• Directions for this task
Write the listing below out again exactly, dropping the images.

• Data excerpt
........

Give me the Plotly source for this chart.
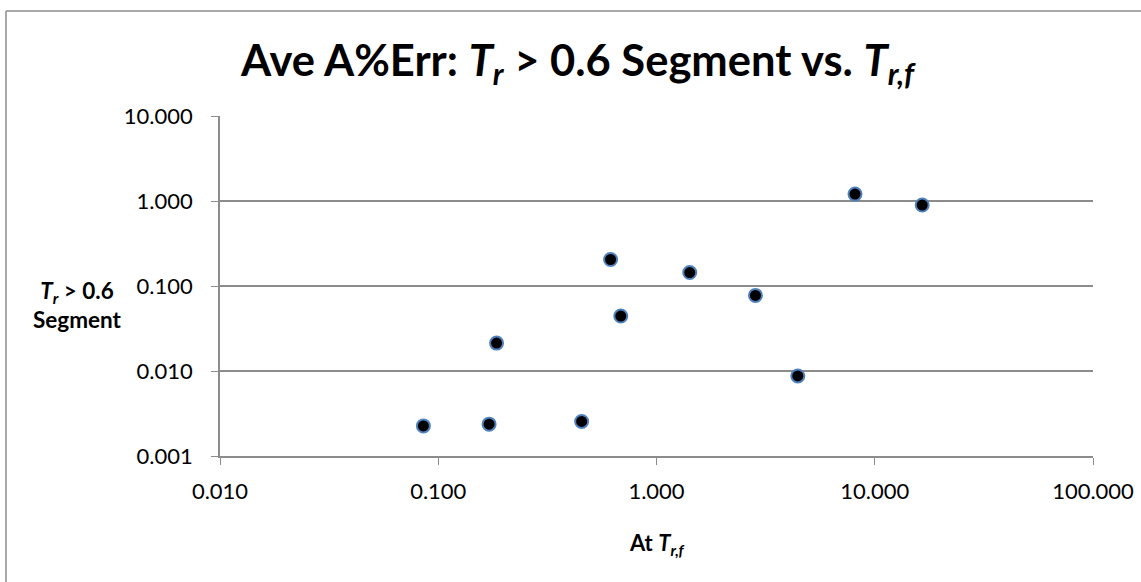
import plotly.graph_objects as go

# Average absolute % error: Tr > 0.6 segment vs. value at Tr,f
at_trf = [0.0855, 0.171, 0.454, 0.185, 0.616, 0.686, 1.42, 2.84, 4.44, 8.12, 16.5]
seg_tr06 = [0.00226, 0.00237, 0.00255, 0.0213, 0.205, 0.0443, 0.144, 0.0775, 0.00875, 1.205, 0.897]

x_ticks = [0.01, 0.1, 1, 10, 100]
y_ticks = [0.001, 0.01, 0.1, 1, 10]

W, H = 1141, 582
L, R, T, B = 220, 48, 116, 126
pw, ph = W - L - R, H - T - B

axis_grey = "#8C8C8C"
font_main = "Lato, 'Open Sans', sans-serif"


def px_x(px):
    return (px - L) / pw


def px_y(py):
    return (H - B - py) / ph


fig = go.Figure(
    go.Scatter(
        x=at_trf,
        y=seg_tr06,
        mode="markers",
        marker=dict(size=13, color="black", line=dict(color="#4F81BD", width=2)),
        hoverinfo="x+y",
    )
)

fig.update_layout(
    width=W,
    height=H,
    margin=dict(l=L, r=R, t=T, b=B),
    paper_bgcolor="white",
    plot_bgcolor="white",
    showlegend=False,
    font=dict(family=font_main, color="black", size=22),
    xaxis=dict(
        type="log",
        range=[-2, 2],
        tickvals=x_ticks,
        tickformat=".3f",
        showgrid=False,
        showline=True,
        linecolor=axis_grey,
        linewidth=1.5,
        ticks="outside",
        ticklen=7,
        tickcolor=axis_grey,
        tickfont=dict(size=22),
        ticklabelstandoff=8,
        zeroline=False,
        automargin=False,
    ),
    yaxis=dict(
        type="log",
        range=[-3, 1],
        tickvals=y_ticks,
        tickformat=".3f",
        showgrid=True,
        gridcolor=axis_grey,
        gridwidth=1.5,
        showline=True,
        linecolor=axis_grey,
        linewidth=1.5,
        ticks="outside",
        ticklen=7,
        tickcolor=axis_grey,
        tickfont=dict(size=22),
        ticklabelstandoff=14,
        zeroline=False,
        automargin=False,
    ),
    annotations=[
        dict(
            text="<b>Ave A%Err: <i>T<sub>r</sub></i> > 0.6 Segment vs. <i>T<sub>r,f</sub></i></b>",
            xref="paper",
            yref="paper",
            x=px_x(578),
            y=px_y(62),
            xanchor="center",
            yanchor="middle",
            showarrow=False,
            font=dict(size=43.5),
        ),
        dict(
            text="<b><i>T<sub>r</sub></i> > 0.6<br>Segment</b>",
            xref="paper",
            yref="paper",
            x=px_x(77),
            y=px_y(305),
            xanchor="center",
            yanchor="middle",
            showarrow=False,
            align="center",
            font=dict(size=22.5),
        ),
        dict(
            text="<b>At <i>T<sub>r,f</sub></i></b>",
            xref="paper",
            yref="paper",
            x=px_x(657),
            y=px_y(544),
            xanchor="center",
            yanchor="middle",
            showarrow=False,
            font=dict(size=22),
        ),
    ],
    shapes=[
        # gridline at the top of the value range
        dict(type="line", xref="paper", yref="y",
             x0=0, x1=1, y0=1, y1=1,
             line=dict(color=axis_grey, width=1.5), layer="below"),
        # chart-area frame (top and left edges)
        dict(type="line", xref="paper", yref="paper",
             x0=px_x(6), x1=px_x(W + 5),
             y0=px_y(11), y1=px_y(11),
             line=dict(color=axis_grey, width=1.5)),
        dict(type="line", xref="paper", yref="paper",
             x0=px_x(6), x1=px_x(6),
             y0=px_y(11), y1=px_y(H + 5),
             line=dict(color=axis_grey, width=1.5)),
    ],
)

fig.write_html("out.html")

........

• Solution to this exercise
Give me the Plotly source for this chart.
import plotly.graph_objects as go

# Average absolute % error: Tr > 0.6 segment vs. value at Tr,f
at_trf = [0.0855, 0.171, 0.454, 0.185, 0.616, 0.686, 1.42, 2.84, 4.44, 8.12, 16.5]
seg_tr06 = [0.00226, 0.00237, 0.00255, 0.0213, 0.205, 0.0443, 0.144, 0.0775, 0.00875, 1.205, 0.897]

x_ticks = [0.01, 0.1, 1, 10, 100]
y_ticks = [0.001, 0.01, 0.1, 1, 10]

W, H = 1141, 582
L, R, T, B = 220, 48, 116, 126
pw, ph = W - L - R, H - T - B

axis_grey = "#8C8C8C"
font_main = "Lato, 'Open Sans', sans-serif"


def px_x(px):
    return (px - L) / pw


def px_y(py):
    return (H - B - py) / ph


fig = go.Figure(
    go.Scatter(
        x=at_trf,
        y=seg_tr06,
        mode="markers",
        marker=dict(size=13, color="black", line=dict(color="#4F81BD", width=2)),
        hoverinfo="x+y",
    )
)

fig.update_layout(
    width=W,
    height=H,
    margin=dict(l=L, r=R, t=T, b=B),
    paper_bgcolor="white",
    plot_bgcolor="white",
    showlegend=False,
    font=dict(family=font_main, color="black", size=22),
    xaxis=dict(
        type="log",
        range=[-2, 2],
        tickvals=x_ticks,
        tickformat=".3f",
        showgrid=False,
        showline=True,
        linecolor=axis_grey,
        linewidth=1.5,
        ticks="outside",
        ticklen=7,
        tickcolor=axis_grey,
        tickfont=dict(size=22),
        ticklabelstandoff=8,
        zeroline=False,
        automargin=False,
    ),
    yaxis=dict(
        type="log",
        range=[-3, 1],
        tickvals=y_ticks,
        tickformat=".3f",
        showgrid=True,
        gridcolor=axis_grey,
        gridwidth=1.5,
        showline=True,
        linecolor=axis_grey,
        linewidth=1.5,
        ticks="outside",
        ticklen=7,
        tickcolor=axis_grey,
        tickfont=dict(size=22),
        ticklabelstandoff=14,
        zeroline=False,
        automargin=False,
    ),
    annotations=[
        dict(
            text="<b>Ave A%Err: <i>T<sub>r</sub></i> > 0.6 Segment vs. <i>T<sub>r,f</sub></i></b>",
            xref="paper",
            yref="paper",
            x=px_x(578),
            y=px_y(62),
            xanchor="center",
            yanchor="middle",
            showarrow=False,
            font=dict(size=43.5),
        ),
        dict(
            text="<b><i>T<sub>r</sub></i> > 0.6<br>Segment</b>",
            xref="paper",
            yref="paper",
            x=px_x(77),
            y=px_y(305),
            xanchor="center",
            yanchor="middle",
            showarrow=False,
            align="center",
            font=dict(size=22.5),
        ),
        dict(
            text="<b>At <i>T<sub>r,f</sub></i></b>",
            xref="paper",
            yref="paper",
            x=px_x(657),
            y=px_y(544),
            xanchor="center",
            yanchor="middle",
            showarrow=False,
            font=dict(size=22),
        ),
    ],
    shapes=[
        # gridline at the top of the value range
        dict(type="line", xref="paper", yref="y",
             x0=0, x1=1, y0=1, y1=1,
             line=dict(color=axis_grey, width=1.5), layer="below"),
        # chart-area frame (top and left edges)
        dict(type="line", xref="paper", yref="paper",
             x0=px_x(6), x1=px_x(W + 5),
             y0=px_y(11), y1=px_y(11),
             line=dict(color=axis_grey, width=1.5)),
        dict(type="line", xref="paper", yref="paper",
             x0=px_x(6), x1=px_x(6),
             y0=px_y(11), y1=px_y(H + 5),
             line=dict(color=axis_grey, width=1.5)),
    ],
)

fig.write_html("out.html")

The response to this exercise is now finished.